Conflict of interest in the workplace refers to when a staff member takes part in an activity (circumstance, arrangement, or relation) which brings them benefits that are contrary to their employer’s. In other words, each party’s personal gains are at odds with each other.
If an employee has a conflict of interest, it usually affects their judgement or decision-making at work, their job duties, or their loyalty to the employer.
The workplace is one of the most common places where a conflict of interest can occur.
Examples of Workplace Conflicts of Interest
Romantic: when two parties are romantically involved and the relationship itself conflicts with the workplace, employer, or another employee’s interests.
For example, an employee dates his or her supervisor and receives special treatment, not because of his or her professional qualifications, but because they are dating. They both have a romantic interest, but it goes against the company policy to grant special privileges that are not fairly earned (thus conflicting with the employer’s interests).
Another example would be an employee dating a company client. As a result of the relationship, the employee’s judgement is affected and they may offer them deals that other clients would not normally receive—which is at odds with the employer’s interests.
Relational: similar to the romantic examples, relational conflicts of interest are when a business owner hires a family member for a job and gives them bonuses or favoritism (referred to as nepotism). This can also occur when an employee suggests or has a role in hiring a relative’s company to do work for the business.
There are several financial conflicts of interest where a worker stands to gain financially from their activities. Some examples include:
- When an employee owns a portion of a business that their employer does business with.
- When an employee sends their employer’s customer to another business where they are employed or own a portion of.
- Providing consulting services on the side to a customer of the employer.
- When an employee accepts a gift from a customer in exchange for something, such as discount, on the employer’s goods or services.
- Exercising decision-making power about a purchase or business choice that will affect a business that the employee has a stake in.
- Any use of a company’s resources for personal profit, such as information, technology, supplies, goods, etc.
Competition & Confidentiality
Serious conflicts of interest in the workplace involve working with a competitor (either as an employee or contractor) or revealing information, such as trade secrets, to a third party.
If an employee starts a business in their spare time that competes with their full time employer or uses skills that they learned at their job to start a competing business, this could also constitute as a direct clash of interests.
These are just a few examples of the various types of workplace conflicts of interest.
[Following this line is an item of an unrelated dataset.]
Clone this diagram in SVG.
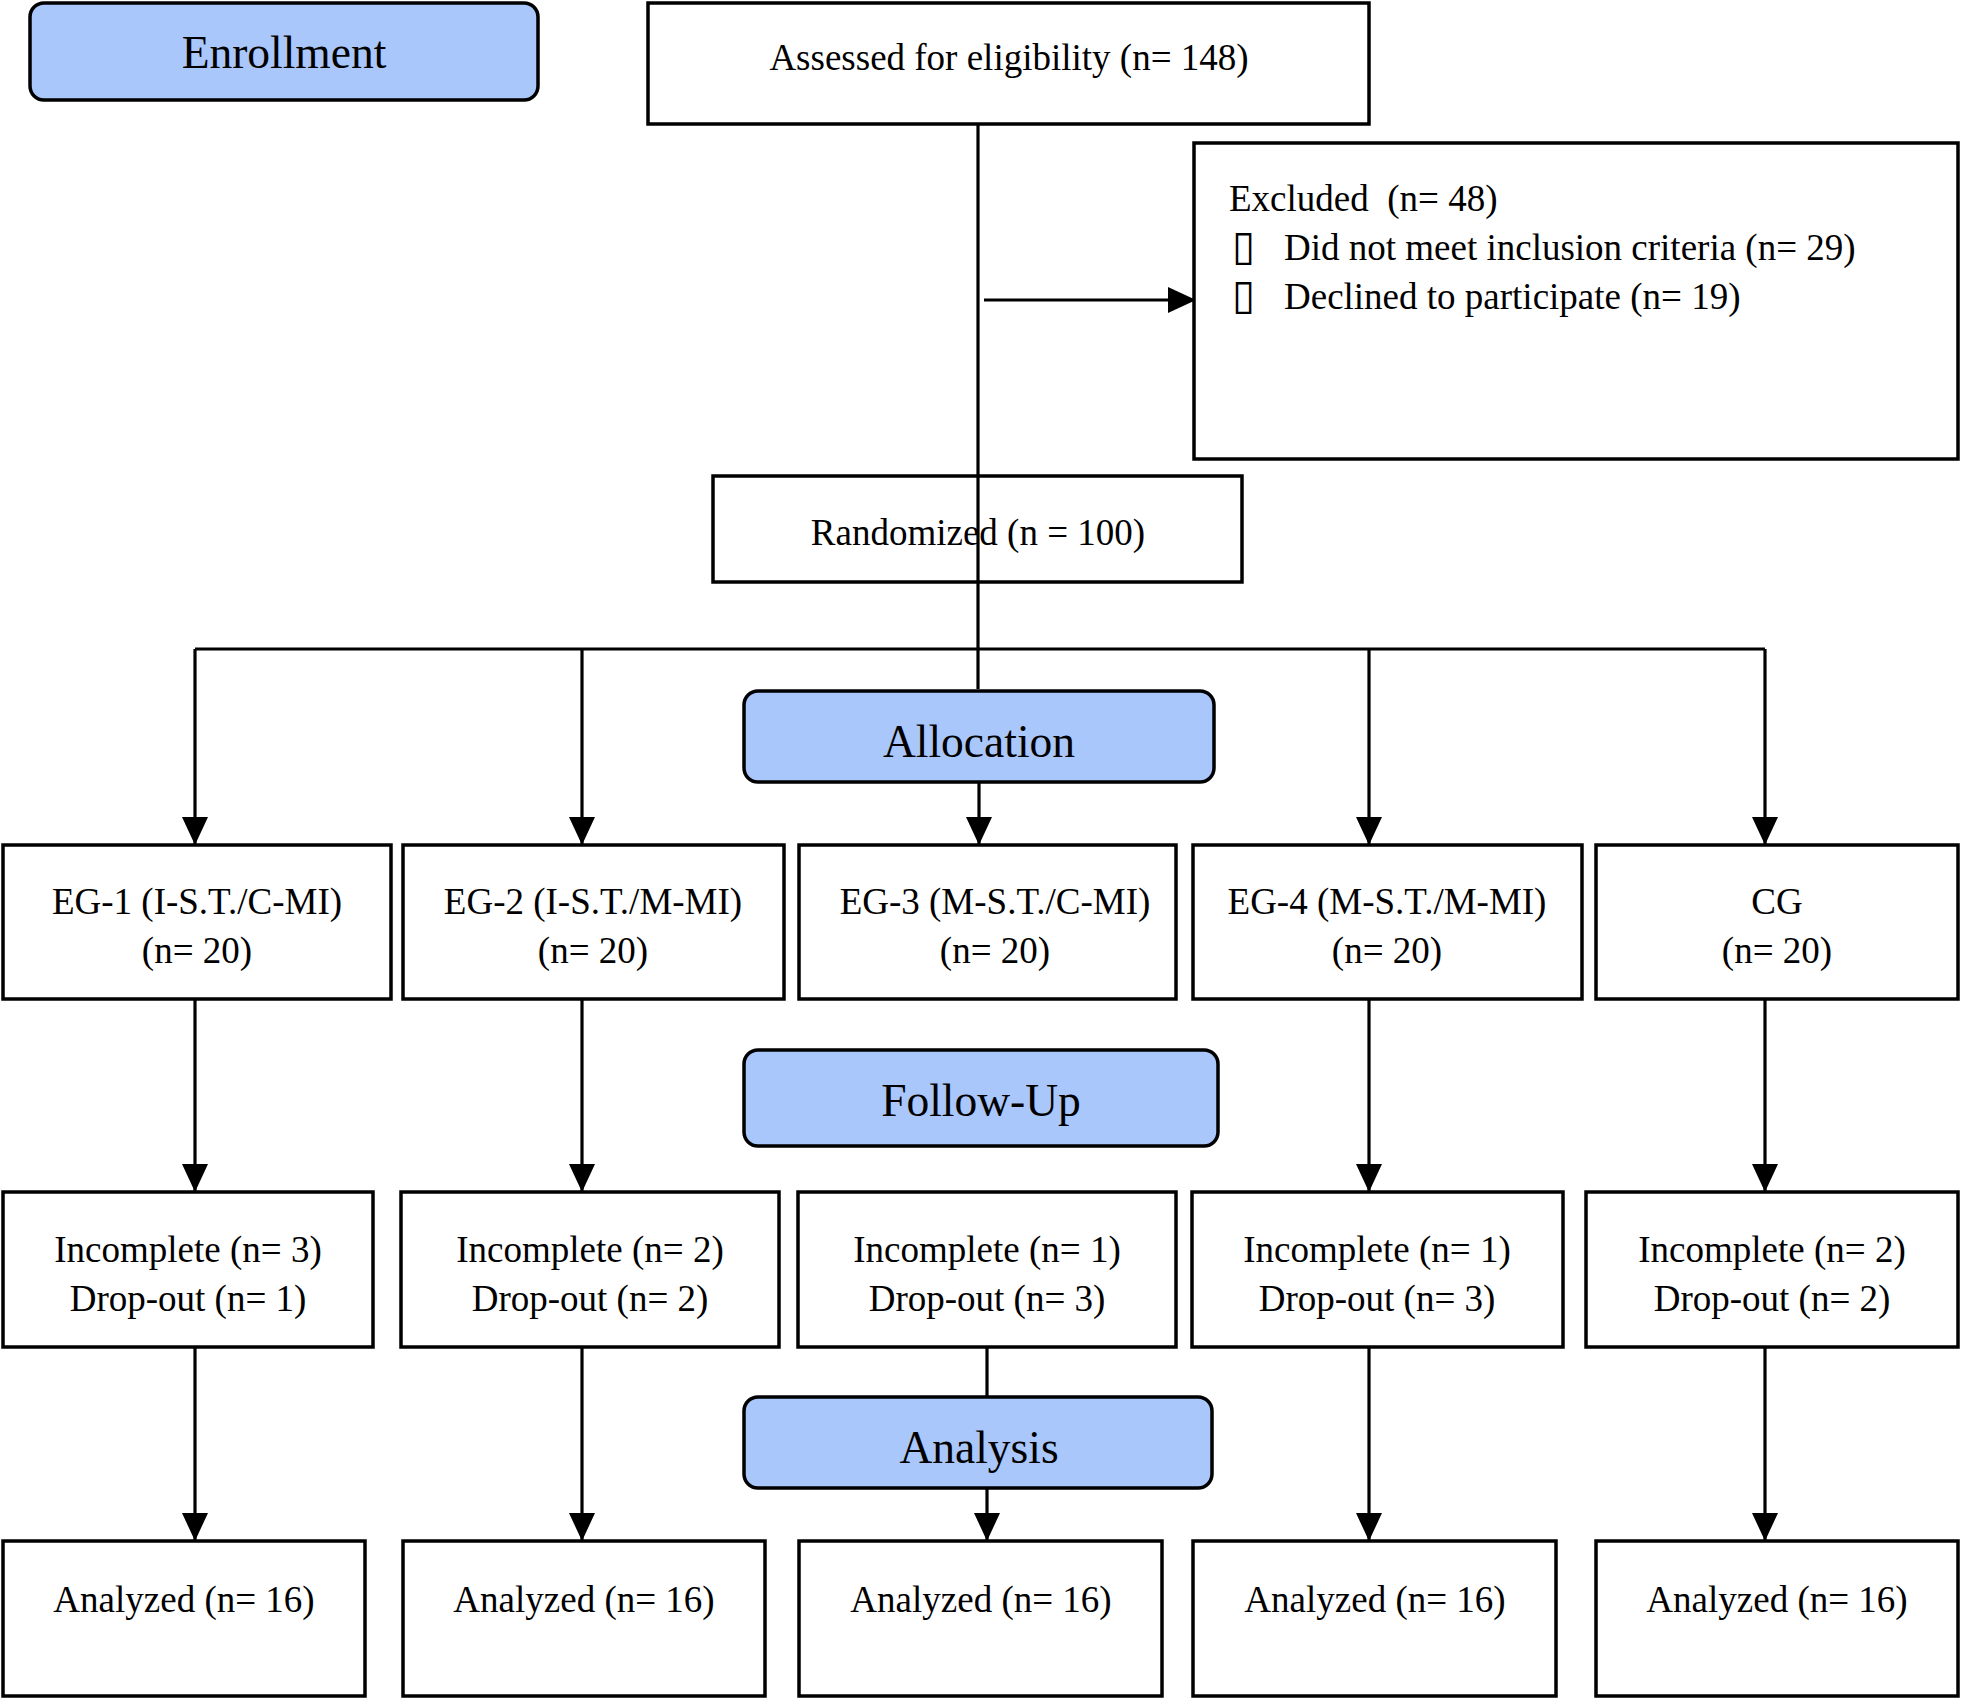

There are several other questionable scenarios that would call for investigation.
Usually an employee will sign an Employment Contract that contains a non-compete or a confidentiality clause to deter conflicts so long as the employee has not left anything undisclosed.
A Non-Compete Agreement or Confidentiality Agreement may also be created if a company decides to work with a third party (another company) for a new business deal or project and they want to help prevent sensitive information from being released to that party.
Is There Ever an Innocent Conflict of Interest?
An employee could be unaware that their behavior conflicts with their employer’s, however, innocent or not, it is an employee’s responsibility to evaluate their work and personal lives to see if there is anything they do which would be at odds with their employer. And if so, to disclose it fully to their employer.
A Question of Ethics
When an employee is knowingly taking part in conflicting scenarios for personal benefit, it can be cause for disciplinary action or termination.
To prevent involvement in any type of ethical conflict, employees should inform themselves about the types of conflicts that exist. And if they are ever unsure about whether their involvement in something constitutes as a conflict, ask someone they trust or an attorney to provide them with an objective opinion.
If you find yourself involved in conflicting interests, it’s best to remove yourself from the situation immediately or if you wish to continue, seek approval for the activity by disclosing it to your manager.
Policies and Disclosure
Many businesses have a code of ethics in their employment guidelines to clearly present its employees with information on conflicts of interest and how they are handled, such as workplace relationships and what is and isn’t appropriate behavior between two colleagues.
Additionally, there might be a human resource manager appointed to oversee these issues.
The best way for employers to make these policies known is at the beginning of any staff member’s employment with the business.
By asking new employees to disclose potential conflicts during the hiring process and putting a system in place where existing employees can report conflicts of interest, it may help to prevent, and resolve, any competing interests that might affect the business now or in the future.